On the flip side we go from elements of dreampop to heavy fuzz to the melodies of Metric. As the vocals can begin to remind me of Joanie Sommers, they also go into this heavy acoustic place by the final song. Interestingly enough, there are eight songs on this cassette and the final song can only be found on the cassette itself so if you just listen to this digitally you'll only hear seven songs.
While looking up information about Atariame for this review I also found via the Atariame Bandcamp page that are a collection of three songs called the "Weirdo Goes B-Sides" which you can download at a name your price option. These are best listened to as a companion to this cassette (which means after the cassette ends press play on your laptop) and I just don't know how to type enough good things about Atariame because this is just one of those things you hear and can immediately fall in love with and then only want to listen to it over and over again.
- Lost In a Sea of Sound
Playing from a hazy dreamlike void, Atariame's sound cuts through and roots itself in your thoughts. Weirdo Goes to the Disco contains seven time lost tracks merging multiple genres into one contemporary sound. Glazed pop offerings drenched in an ambient mash of mysterious hypnotic vocals backed by rhythms of futuristic new wave electronics. This composition beckons you to draw closer while the enchantment of prismatic beauty finds aural pathways into your mind.
Most simply conveyed, the allure of Atariame grows with every listen. Being an outsider, these soft-hearted tunes almost seem to wisp by on the first time through. Like you are present but do not have the matured empathetic ability to truly understand. On the second listen, Atariame has shared wisdom and pulled your feelings from the cold night and closer to the flickering flames. The gossamer tones through out Weirdo Goes to the Disco are tethered to times passage with vintage polish of the early eighties. Only drawing from the past in a tributary quality, and with this moving the entire sound far into the distant future. There is a reminiscent tone to this tape reminding me of the first Flying Lizards record from 1979. Only Atariame has focused her sound in the trance like qualities of the past exchanging the avant-garde for melodic elegance.

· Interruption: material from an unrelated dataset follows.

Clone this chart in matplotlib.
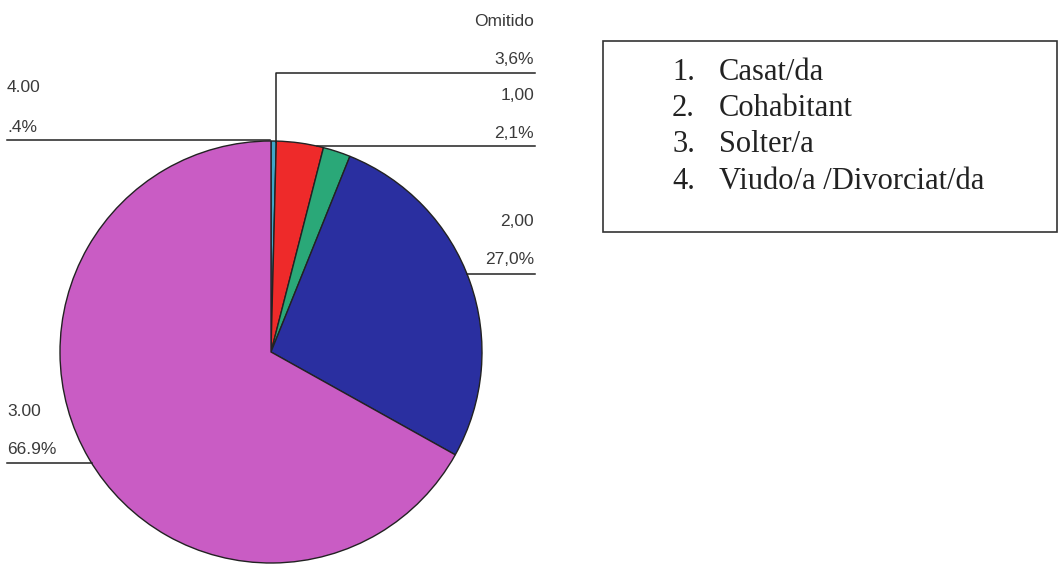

Released in a limited edition of forty cassettes by Rok Lok Records from Long Island. A really good choice for the label in keeping a well rounded diversity of the artist Rok Lok exposes. Copies are available from Rok Lok's bandcamp page.
- Cassette Gods
St. Petersburg’s Atariame conjures up one certifiable, sparklingly-spooky trip through a haunted woodland, where things that go bump in the night echo their trebly scratching via vintage drum machines; where the hoots & howls of unseen beasts are synthesized through a foggy, decaying warble & bounced off every mossier trees. Our hosting Russian High Priestess assures us through a stoic half-chant that we are to venture deeper and deeper on into these wooded song structures; it’s okay to get lost in the energetic meditations, okay to give up catchy hooks for ethereal moodiness-mask fittings, okay to will those sagging note-branches back to their more sonorous positions with labored chin raisings. We do not have to understand the first few times around, but we will, and we will return again and again. “Atariame”. Whisper it three times into your compact mirror and snap it shut, as the sun sets.